# OBJECTIVE
Give the data below again exactly as it stands. Omit the pictures.

# GIVEN DATA
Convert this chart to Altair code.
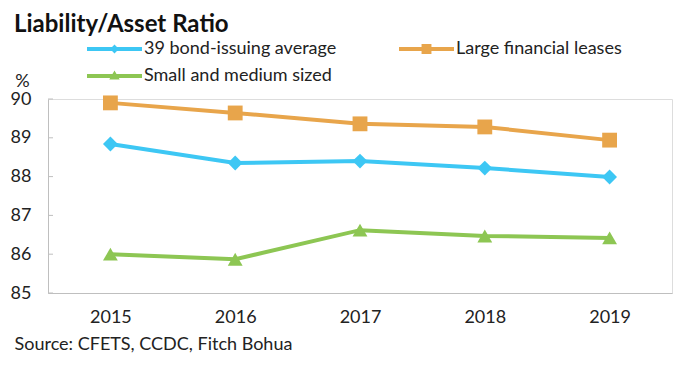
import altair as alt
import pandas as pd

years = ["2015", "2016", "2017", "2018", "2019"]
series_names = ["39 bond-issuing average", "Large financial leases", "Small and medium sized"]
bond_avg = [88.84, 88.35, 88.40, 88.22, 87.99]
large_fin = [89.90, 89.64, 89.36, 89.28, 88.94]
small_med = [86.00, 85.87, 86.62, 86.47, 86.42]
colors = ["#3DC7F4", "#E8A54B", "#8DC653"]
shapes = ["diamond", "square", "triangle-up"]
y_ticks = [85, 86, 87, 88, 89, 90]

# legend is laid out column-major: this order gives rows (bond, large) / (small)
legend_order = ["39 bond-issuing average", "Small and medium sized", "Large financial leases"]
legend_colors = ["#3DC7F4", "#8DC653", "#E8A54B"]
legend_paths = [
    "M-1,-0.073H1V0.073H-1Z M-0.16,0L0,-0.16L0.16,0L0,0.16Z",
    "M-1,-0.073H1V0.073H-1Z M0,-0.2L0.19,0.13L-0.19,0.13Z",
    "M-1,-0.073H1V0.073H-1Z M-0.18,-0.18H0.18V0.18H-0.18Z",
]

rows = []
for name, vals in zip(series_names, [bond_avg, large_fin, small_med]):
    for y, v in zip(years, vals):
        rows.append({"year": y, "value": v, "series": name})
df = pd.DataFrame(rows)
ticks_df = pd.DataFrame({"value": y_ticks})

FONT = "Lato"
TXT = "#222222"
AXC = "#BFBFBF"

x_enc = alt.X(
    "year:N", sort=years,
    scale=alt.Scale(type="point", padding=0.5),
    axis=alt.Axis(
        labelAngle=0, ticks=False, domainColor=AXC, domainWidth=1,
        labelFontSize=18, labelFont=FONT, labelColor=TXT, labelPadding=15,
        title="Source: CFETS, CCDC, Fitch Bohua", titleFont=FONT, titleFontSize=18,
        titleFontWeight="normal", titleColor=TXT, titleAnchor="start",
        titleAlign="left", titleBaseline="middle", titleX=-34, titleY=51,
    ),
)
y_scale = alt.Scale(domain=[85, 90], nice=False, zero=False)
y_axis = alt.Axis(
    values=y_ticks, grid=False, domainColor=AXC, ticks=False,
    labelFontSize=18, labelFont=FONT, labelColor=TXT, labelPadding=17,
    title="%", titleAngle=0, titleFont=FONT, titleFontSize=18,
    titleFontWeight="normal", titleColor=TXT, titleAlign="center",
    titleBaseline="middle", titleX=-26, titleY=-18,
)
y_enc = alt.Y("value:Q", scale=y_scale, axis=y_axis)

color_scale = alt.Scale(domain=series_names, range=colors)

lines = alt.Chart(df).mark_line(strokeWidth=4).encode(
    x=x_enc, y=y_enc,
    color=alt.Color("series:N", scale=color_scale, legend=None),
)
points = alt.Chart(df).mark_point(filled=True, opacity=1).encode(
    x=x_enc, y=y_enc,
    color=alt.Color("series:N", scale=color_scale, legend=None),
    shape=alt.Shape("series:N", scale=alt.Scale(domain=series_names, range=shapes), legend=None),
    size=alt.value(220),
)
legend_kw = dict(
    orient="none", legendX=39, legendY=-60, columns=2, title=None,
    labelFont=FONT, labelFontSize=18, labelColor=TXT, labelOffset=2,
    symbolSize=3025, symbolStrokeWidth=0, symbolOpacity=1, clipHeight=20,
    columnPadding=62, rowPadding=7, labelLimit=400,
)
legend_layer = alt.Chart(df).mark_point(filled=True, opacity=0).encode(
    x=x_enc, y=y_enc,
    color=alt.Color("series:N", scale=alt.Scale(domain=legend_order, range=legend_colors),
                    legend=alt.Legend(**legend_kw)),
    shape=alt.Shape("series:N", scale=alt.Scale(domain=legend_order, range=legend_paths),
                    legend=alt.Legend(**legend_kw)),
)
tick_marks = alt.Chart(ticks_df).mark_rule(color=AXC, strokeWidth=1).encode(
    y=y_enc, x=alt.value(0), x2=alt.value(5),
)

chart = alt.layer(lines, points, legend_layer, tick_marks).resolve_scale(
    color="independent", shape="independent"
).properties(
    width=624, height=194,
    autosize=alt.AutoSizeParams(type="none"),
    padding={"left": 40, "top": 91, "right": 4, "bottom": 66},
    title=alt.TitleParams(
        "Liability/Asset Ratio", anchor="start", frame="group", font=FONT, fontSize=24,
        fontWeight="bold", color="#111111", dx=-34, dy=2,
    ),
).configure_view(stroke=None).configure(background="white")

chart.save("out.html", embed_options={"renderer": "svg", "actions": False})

# RESULT OF THIS TASK
Convert this chart to Altair code.
import altair as alt
import pandas as pd

years = ["2015", "2016", "2017", "2018", "2019"]
series_names = ["39 bond-issuing average", "Large financial leases", "Small and medium sized"]
bond_avg = [88.84, 88.35, 88.40, 88.22, 87.99]
large_fin = [89.90, 89.64, 89.36, 89.28, 88.94]
small_med = [86.00, 85.87, 86.62, 86.47, 86.42]
colors = ["#3DC7F4", "#E8A54B", "#8DC653"]
shapes = ["diamond", "square", "triangle-up"]
y_ticks = [85, 86, 87, 88, 89, 90]

# legend is laid out column-major: this order gives rows (bond, large) / (small)
legend_order = ["39 bond-issuing average", "Small and medium sized", "Large financial leases"]
legend_colors = ["#3DC7F4", "#8DC653", "#E8A54B"]
legend_paths = [
    "M-1,-0.073H1V0.073H-1Z M-0.16,0L0,-0.16L0.16,0L0,0.16Z",
    "M-1,-0.073H1V0.073H-1Z M0,-0.2L0.19,0.13L-0.19,0.13Z",
    "M-1,-0.073H1V0.073H-1Z M-0.18,-0.18H0.18V0.18H-0.18Z",
]

rows = []
for name, vals in zip(series_names, [bond_avg, large_fin, small_med]):
    for y, v in zip(years, vals):
        rows.append({"year": y, "value": v, "series": name})
df = pd.DataFrame(rows)
ticks_df = pd.DataFrame({"value": y_ticks})

FONT = "Lato"
TXT = "#222222"
AXC = "#BFBFBF"

x_enc = alt.X(
    "year:N", sort=years,
    scale=alt.Scale(type="point", padding=0.5),
    axis=alt.Axis(
        labelAngle=0, ticks=False, domainColor=AXC, domainWidth=1,
        labelFontSize=18, labelFont=FONT, labelColor=TXT, labelPadding=15,
        title="Source: CFETS, CCDC, Fitch Bohua", titleFont=FONT, titleFontSize=18,
        titleFontWeight="normal", titleColor=TXT, titleAnchor="start",
        titleAlign="left", titleBaseline="middle", titleX=-34, titleY=51,
    ),
)
y_scale = alt.Scale(domain=[85, 90], nice=False, zero=False)
y_axis = alt.Axis(
    values=y_ticks, grid=False, domainColor=AXC, ticks=False,
    labelFontSize=18, labelFont=FONT, labelColor=TXT, labelPadding=17,
    title="%", titleAngle=0, titleFont=FONT, titleFontSize=18,
    titleFontWeight="normal", titleColor=TXT, titleAlign="center",
    titleBaseline="middle", titleX=-26, titleY=-18,
)
y_enc = alt.Y("value:Q", scale=y_scale, axis=y_axis)

color_scale = alt.Scale(domain=series_names, range=colors)

lines = alt.Chart(df).mark_line(strokeWidth=4).encode(
    x=x_enc, y=y_enc,
    color=alt.Color("series:N", scale=color_scale, legend=None),
)
points = alt.Chart(df).mark_point(filled=True, opacity=1).encode(
    x=x_enc, y=y_enc,
    color=alt.Color("series:N", scale=color_scale, legend=None),
    shape=alt.Shape("series:N", scale=alt.Scale(domain=series_names, range=shapes), legend=None),
    size=alt.value(220),
)
legend_kw = dict(
    orient="none", legendX=39, legendY=-60, columns=2, title=None,
    labelFont=FONT, labelFontSize=18, labelColor=TXT, labelOffset=2,
    symbolSize=3025, symbolStrokeWidth=0, symbolOpacity=1, clipHeight=20,
    columnPadding=62, rowPadding=7, labelLimit=400,
)
legend_layer = alt.Chart(df).mark_point(filled=True, opacity=0).encode(
    x=x_enc, y=y_enc,
    color=alt.Color("series:N", scale=alt.Scale(domain=legend_order, range=legend_colors),
                    legend=alt.Legend(**legend_kw)),
    shape=alt.Shape("series:N", scale=alt.Scale(domain=legend_order, range=legend_paths),
                    legend=alt.Legend(**legend_kw)),
)
tick_marks = alt.Chart(ticks_df).mark_rule(color=AXC, strokeWidth=1).encode(
    y=y_enc, x=alt.value(0), x2=alt.value(5),
)

chart = alt.layer(lines, points, legend_layer, tick_marks).resolve_scale(
    color="independent", shape="independent"
).properties(
    width=624, height=194,
    autosize=alt.AutoSizeParams(type="none"),
    padding={"left": 40, "top": 91, "right": 4, "bottom": 66},
    title=alt.TitleParams(
        "Liability/Asset Ratio", anchor="start", frame="group", font=FONT, fontSize=24,
        fontWeight="bold", color="#111111", dx=-34, dy=2,
    ),
).configure_view(stroke=None).configure(background="white")

chart.save("out.html", embed_options={"renderer": "svg", "actions": False})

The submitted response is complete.